For this task, new column `max_order_id` stores the maximum order id for a given identity type. For better readability, a helper dataframe `maxord` and helper dict `map_max` have been created.  
As seen in the cell above, number of records in dataframe `inv_max_order` is the same as the original dataframe.

Task 6 and Task 7 are similar to each other, therefore the got placed in the same cell.

In [14]:
# Task number 6 - You have been notified by the Marketing team that they would like to know what was
# the number of clicks (event column equals to “click”) each day for a given campaign.
# They sent you the list of users taking part in this campaign
# (selected_users.parquet). Your goal is to filter the dataset to include only selected
# users and calculate the total number of clicks per day.

# Task number 7 - What was the number of clicks per day for users who weren’t in this campaign?

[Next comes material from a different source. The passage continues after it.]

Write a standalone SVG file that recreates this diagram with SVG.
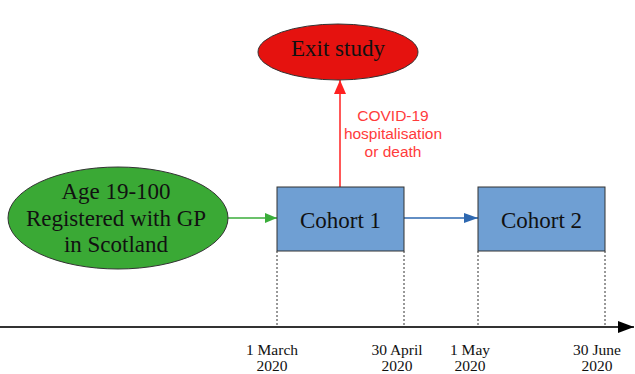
<svg xmlns="http://www.w3.org/2000/svg" width="635" height="374" viewBox="0 0 635 374">
<style>
.serif{font-family:"Liberation Serif","Times New Roman",serif;fill:#111;text-anchor:middle}
.node{font-size:23px}
.date{font-size:15.5px}
.lbl{font-family:"Liberation Sans",Arial,sans-serif;font-size:15.5px;fill:#ff3b3b;text-anchor:middle}
.box{fill:#6f9fd3;stroke:#333;stroke-width:1}
.dot{stroke:#333;stroke-width:1;stroke-dasharray:2,2;fill:none}
</style>
<defs>
<marker id="ag" markerWidth="12" markerHeight="10" refX="12" refY="5" orient="auto" markerUnits="userSpaceOnUse"><path d="M0,0L12,5L0,10z" fill="#3aad3a"/></marker>
<marker id="ab" markerWidth="14" markerHeight="10" refX="14" refY="5" orient="auto" markerUnits="userSpaceOnUse"><path d="M0,0L14,5L0,10z" fill="#2e68b0"/></marker>
<marker id="ar" markerWidth="14" markerHeight="12" refX="14" refY="6" orient="auto" markerUnits="userSpaceOnUse"><path d="M0,0L14,6L0,12z" fill="#ff2020"/></marker>
<marker id="ak" markerWidth="16" markerHeight="12" refX="16" refY="6" orient="auto" markerUnits="userSpaceOnUse"><path d="M0,0L16,6L0,12z" fill="#000"/></marker>
</defs>
<g id="connectors">
<line x1="0" y1="327" x2="634" y2="327" stroke="#333" stroke-width="2" marker-end="url(#ak)"/>
<line class="dot" x1="277" y1="251" x2="277" y2="327"/>
<line class="dot" x1="404" y1="251" x2="404" y2="327"/>
<line class="dot" x1="478" y1="251" x2="478" y2="327"/>
<line class="dot" x1="605" y1="251" x2="605" y2="327"/>
<line x1="227" y1="218" x2="277" y2="218" stroke="#3aad3a" stroke-width="1.5" marker-end="url(#ag)"/>
<line x1="404" y1="218" x2="478" y2="218" stroke="#2e68b0" stroke-width="1.5" marker-end="url(#ab)"/>
<line x1="340" y1="187" x2="340" y2="80" stroke="#ff2020" stroke-width="1.5" marker-end="url(#ar)"/>
<text class="lbl" x="393" y="121">COVID-19</text>
<text class="lbl" x="393" y="139">hospitalisation</text>
<text class="lbl" x="393" y="157">or death</text>
</g>
<g id="exit">
<ellipse cx="338" cy="52" rx="80" ry="28" fill="#e5120f" stroke="#333" stroke-width="1"/>
<text class="serif node" x="338" y="56">Exit study</text>
</g>
<g id="population">
<ellipse cx="118" cy="218" rx="110" ry="51" fill="#3aa935" stroke="#333" stroke-width="1"/>
<text class="serif node" x="116" y="199">Age 19-100</text>
<text class="serif node" x="116" y="226">Registered with GP</text>
<text class="serif node" x="116" y="252">in Scotland</text>
</g>
<g id="cohort1">
<rect class="box" x="277" y="187" width="127" height="64"/>
<text class="serif node" x="340.5" y="228">Cohort 1</text>
</g>
<g id="cohort2">
<rect class="box" x="478" y="187" width="127" height="64"/>
<text class="serif node" x="541.5" y="228">Cohort 2</text>
</g>
<g id="dates">
<text class="serif date" x="272" y="355">1 March</text>
<text class="serif date" x="272" y="371">2020</text>
<text class="serif date" x="397" y="355">30 April</text>
<text class="serif date" x="397" y="371">2020</text>
<text class="serif date" x="470" y="355">1 May</text>
<text class="serif date" x="470" y="371">2020</text>
<text class="serif date" x="597" y="355">30 June</text>
<text class="serif date" x="597" y="371">2020</text>
</g>
</svg>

# helper for getting information from the users dataframe which user participates in this campaign
campaign_result = inventory.join(users.withColumn("check", lit(True)), "user_id", "left").fillna(False)
print("Total clicks during this period of time")
campaign_result.select(["event", "date"]).where(inventory.event == "click").groupBy("date").count().show()
# number 6
print("Clicks of users taking part in the campaign")
campaign_result.filter(campaign_result.check == "True").select(["event", "date"]).where(inventory.event == "click").groupBy("date").count().show()

# number 7
print("Clicks of users not taking part in the campaign")
campaign_result.filter(campaign_result.check == "False").select(["event", "date"]).where(inventory.event == "click").groupBy("date").count().show()


Total clicks during this period of time
+----------+-----+
|      date|count|
+----------+-----+
|2023-09-03| 3581|
|2023-09-01| 3561|
|2023-09-05| 1810|
|2023-09-07| 3662|
|2023-09-02| 3605|
|2023-09-04| 3623|
|2023-09-06| 3510|
+----------+-----+

Clicks of users taking part in the campaign
+----------+-----+
|      date|count|
+----------+-----+
|2023-09-03| 1082|
|2023-09-01| 1142|
|2023-09-05|  604|
|2023-09-07| 1134|
|2023-09-02| 1171|
|2023-09-04| 1101|
|2023-09-06| 1085|
+----------+-----+

Clicks of users not taking part in the campaign
+----------+-----+
|      date|count|
+----------+-----+
|2023-09-03| 2499|
|2023-09-01| 2419|
|2023-09-05| 1206|
|2023-09-07| 2528|
|2023-09-02| 2434|
|2023-09-04| 2522|
|2023-09-06| 2425|
+----------+-----+



After adding the numbers of users participating and not participating for each day, the sum for each day matches total number of clicks per day.